Eis a famosa equação de Dirac:


\((i{\partial \!\!\!{\big /}}-m)\psi =0\,\)


Podemos admirar a economia de símbolos, ou a beleza dos tipos usados, mas em que medida é bela esta equação? Como compará-la com o Bal du Moulin de la Gallete de Renoir, ou com o teto da Capela Sistina de Michelangelo?

Temos que reconhecer que a beleza a que se refere Dirac e tantos físicos e matemáticos é iniciática, reservada a bons conhecedores do significado e alcance das equações e teorias, e do contexto em que se inserem. Esta equação, para o seu descobridor, era o pináculo de uma imponente estrutura, que caracterizou de modo algo grandiloquente:


“The underlying physical laws necessary for the mathematical theory of a large part of physics and the whole of chemistry are thus completely known.”


Concorde-se ou não com esta caracterização, o certo é que quem explora a equação de Dirac não pode deixar de ficar impressionado com o poder da síntese que realiza entre a Relatividade e a Mecânica Quântica, que lhe assegura, realmente, um papel fulcral em quase toda a Física e toda a Química. Unificar uma gama tão vasta de fenómenos com uma ideia que se expressa com tanta economia e simplicidade é o que os Físicos tomam como “belo”. Mas é precisamente por causa da especificidade deste conceito de “belo” que não esperamos ver filas de turistas horas à espera para contemplar a equação de Dirac, como fazem no museu do Vaticano ou na Galeria degli Uffizi em Florença.

Os valores estéticos, contudo, são património comum da humanidade e os cientistas deles partilham, embora a sua sensibilidade possa ser “colorida” pela sua vivência da ciência.

Uma das áreas mais ricas em imagens de apelo universal é a de mecânica de fluidos. A razão talvez tenha a ver com a inexistência de escalas intrínsecas de tempo e comprimento. É precisamente por essa razão que os fractais têm um apelo tão forte ao nosso sentido estético, ao permitirem estruturas delicadas, auto-semelhantes, geradora de surpresas inesgotáveis, à medida que a nossa atenção se prende em detalhes cada vez mais finos. No caso de fluidos, meios contínuos, as equações que descrevem o seu movimento não contêm parâmetros de comprimento intrínsecos, e são as dimensões dos obstáculos ou fronteiras sólidas que acabem por definir a escala das estruturas dos escoamentos.

Seja como for, a descoberta que a esteira do escoamento do ar à volta de uma bola de ténis, ou de uma asa de avião, apresenta semelhanças com a que ocorre num arquipélago como o das Canárias, numa escala de centenas de quilómetros, não pode deixar de nos surpreender e maravilhar.

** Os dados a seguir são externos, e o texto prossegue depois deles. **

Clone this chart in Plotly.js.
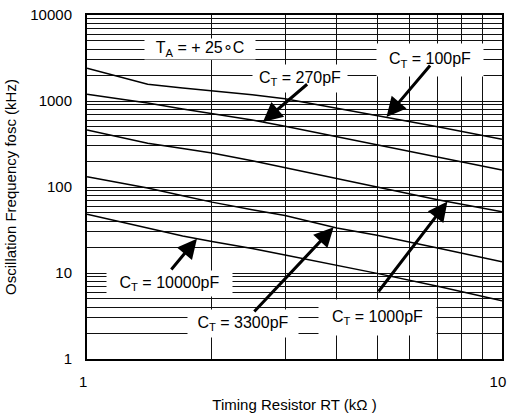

FIGURA 1. Os ventos dominantes nas Canárias sopram de Nordeste e a presença das ilhas cria uma esteira na atmosfera, que fica visível porque afeta a reflexão da luz no mar. (fonte: NASA)

A imagem da capa foi obtida pelo MODIS (Moderate Resolution Imaging Spectroradiometer) da NASA, um satélite que cobre toda a superfície da Terra em 1 a 2 dias em 36 bandas espectrais. Os ventos afetam as características da superfície do oceano, agitando ondas picadas em certos locais e alisando-a noutros. Isso origina diferenças no modo como a luz é refletida no oceano e torna visível a esteira do escoamento da atmosfera à voltas das Ilhas Canárias. De acordo com a experiência dos mareantes, no sotavento cruzam-se frequentemente ventos com direção oposta aos ventos dominantes do barlavento (que sopram de nordeste) e a turbulência resultante é visível numa longa linha ondulada de nuvens, que se estende centenas de quilómetros a sul de Tenerife, a segunda ilha a contar da direita.